UPDATE: The Bolivar ferry resumed 24/7 operations as of 10:45 a.m. Wednesday, March 26. Ferry operators asked that passengers remain in their vehicles during transit as there is still oil in the water.
Efforts to contain and recover oil spilled after a collision that occurred Saturday, March 22, 2014, in the Houston Ship Channel continue with an aggressive deployment of all available response resources, the Coast Guard said in a press release Sunday.
Lightering operations to transfer remaining oil from the damaged barge were complete Sunday. After the barges are decontaminated the damaged barge will be taken to a local shipyard for assessment and needed repairs.
According to the Coast Guard, the primary emphasis remains the safety of response personnel working in the area and the protection of environmentally sensitive habitats, including birds and marine life.
The Unified Command, consisting of a wide variety of federal, state and local government agencies have expanded the safety zone to include all areas between Lighted Buoy 3 and Lighted Buoy 40, to prevent other vessels from interfering with the response efforts and from inadvertently facilitating the spread of oil.
Approximately 35,000 feet of boom has been deployed in containment efforts and to mitigate the affect on the environment.

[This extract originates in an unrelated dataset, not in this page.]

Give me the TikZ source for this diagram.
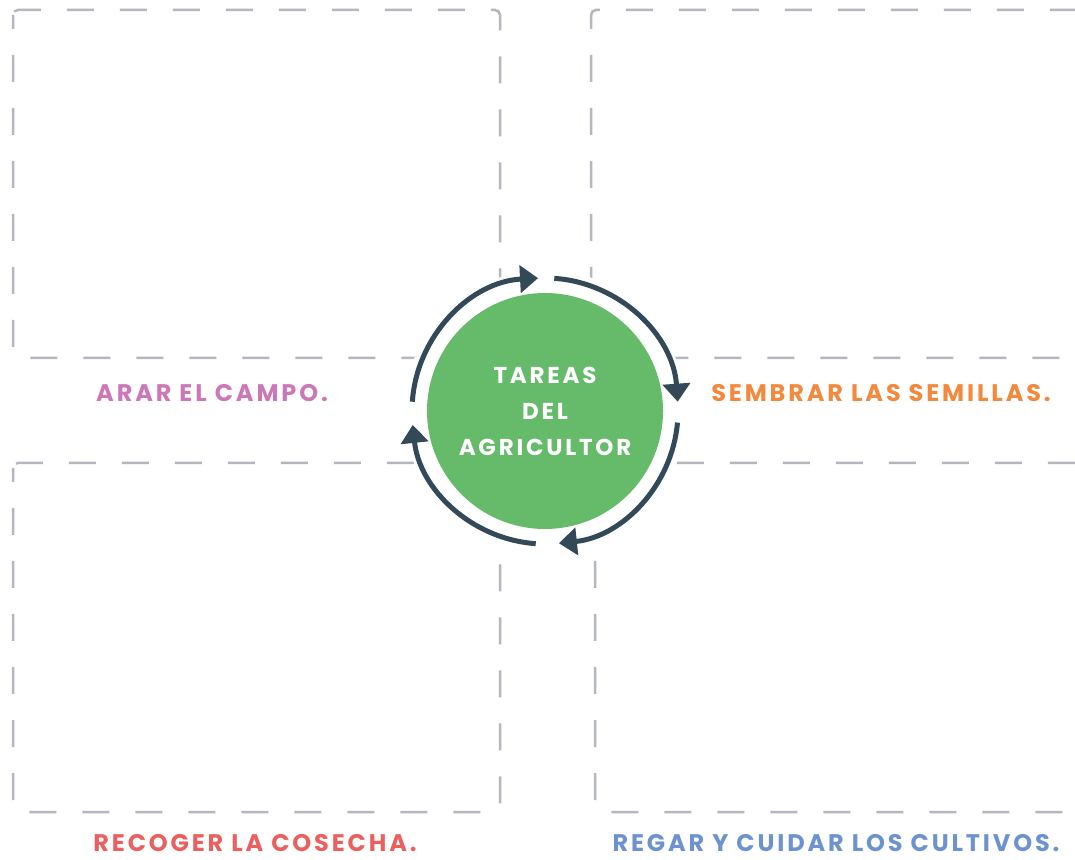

The area immediately surrounding the damaged barge was quickly boomed on Saturday afternoon. The maximum capacity of the breached tank is 168,000 gallons of marine fuel oil. The amount of released product still being assessed at this time.

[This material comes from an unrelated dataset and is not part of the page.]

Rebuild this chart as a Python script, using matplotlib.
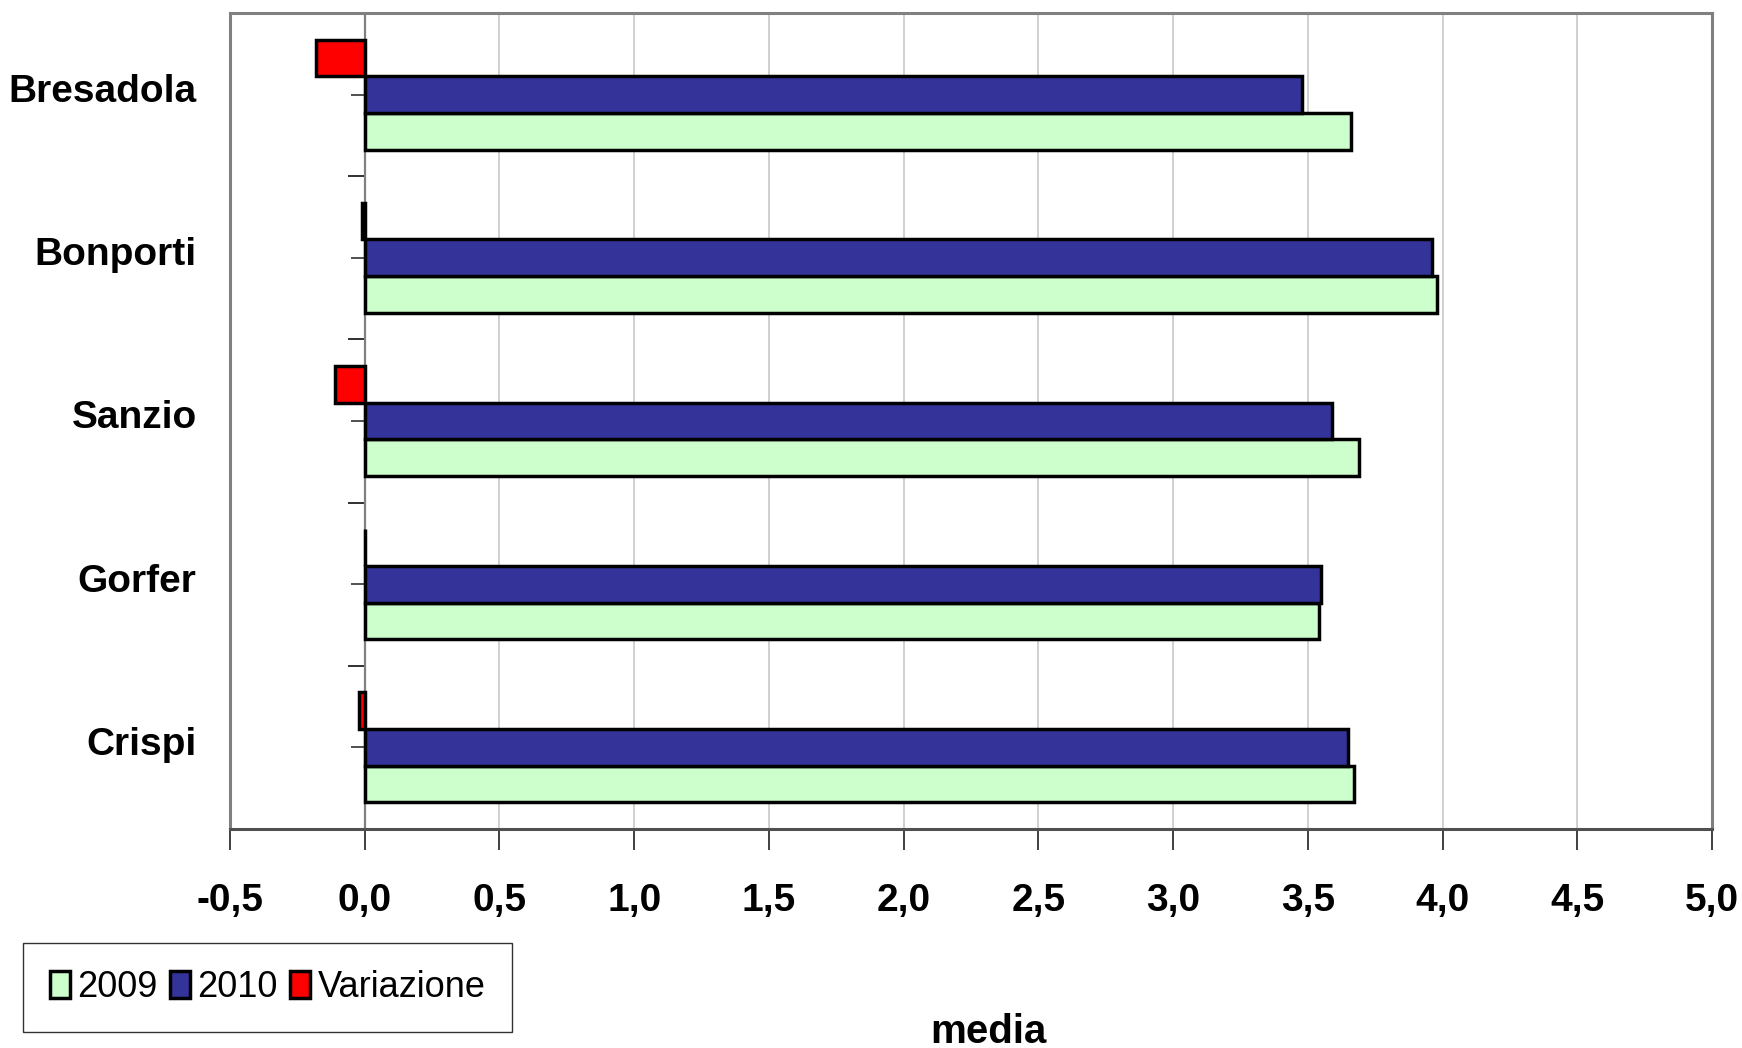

The Bolivar Ferry operations are suspended until the spill is contained and continued to be closed as of Sunday evening. Persons with questions regarding transportation issues may call (409) 795-2230. Ongoing air monitoring continues to show that there is no potential harm to residents or businesses in the area.

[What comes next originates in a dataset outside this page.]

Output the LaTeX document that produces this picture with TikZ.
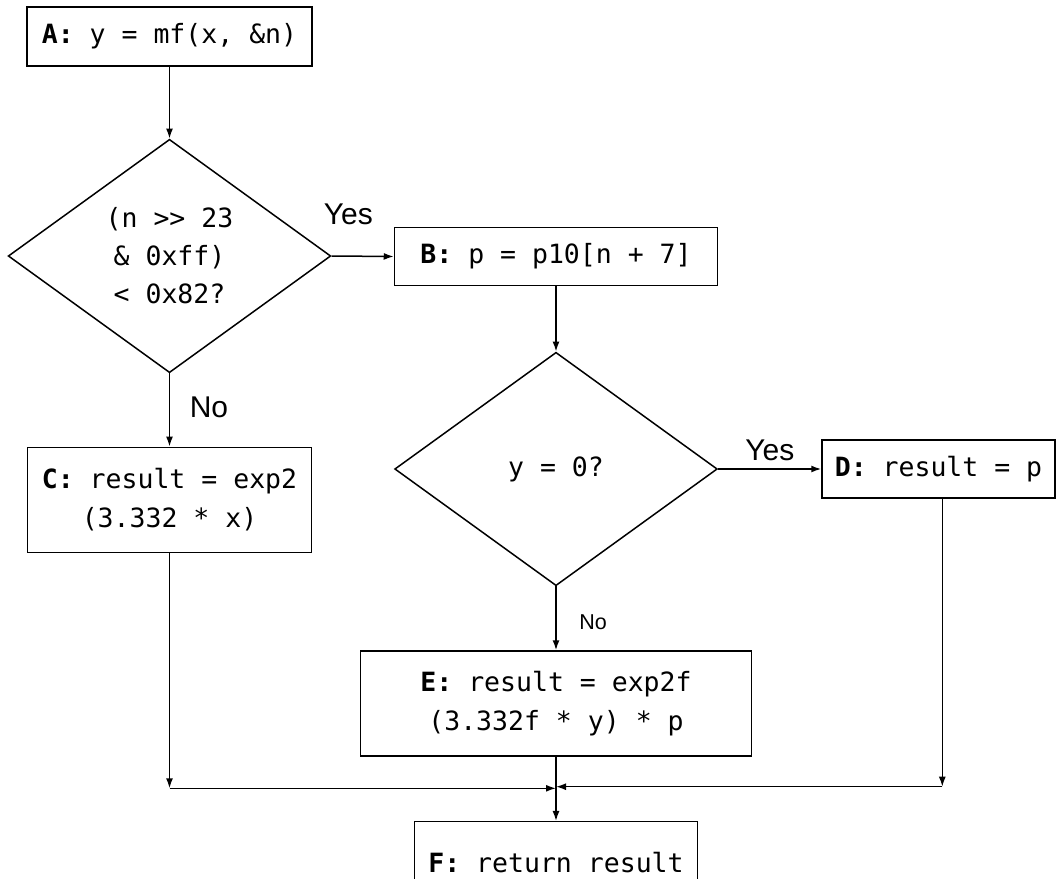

According to a press release from the governor’s office, the state of Texas has directed all necessary resources to assist with the cleanup of oil that has spilled into the Houston Ship Channel after a collision between vessels Saturday, March 22. The Texas Division of Emergency Management (TDEM) is ensuring the coordination of the multiple state resources responding to this incident, and Gov. Rick Perry has been briefed by TDEM Chief Nim Kidd on the ongoing cleanup efforts.
The U.S. Coast Guard is the lead agency for maritime incidents such as this, while the Texas General Land Office is the lead state agency for cleanup efforts. The responsible parties are also assisting in the response to this incident. Additional state agencies and emergency response units are working to ensure public health and safety, and to protect the surrounding environment and wildlife.
The Texas General Land Office has deployed multiple personnel to the incident site to manage the cleanup effort, and resources from the Texas Department of Transportation, Texas Department of Public Safety and Texas Parks and Wildlife Department are also assisting in this effort.
Wildlife Response Services, a Texas-based wildlife rehabilitation service has also been deployed to assist with any impacted birds or marine life. Persons who observe any impacted wildlife are urged to call 888-384-2000. As of 10 a.m. Sunday, there have been no reports of affected marine or wildlife.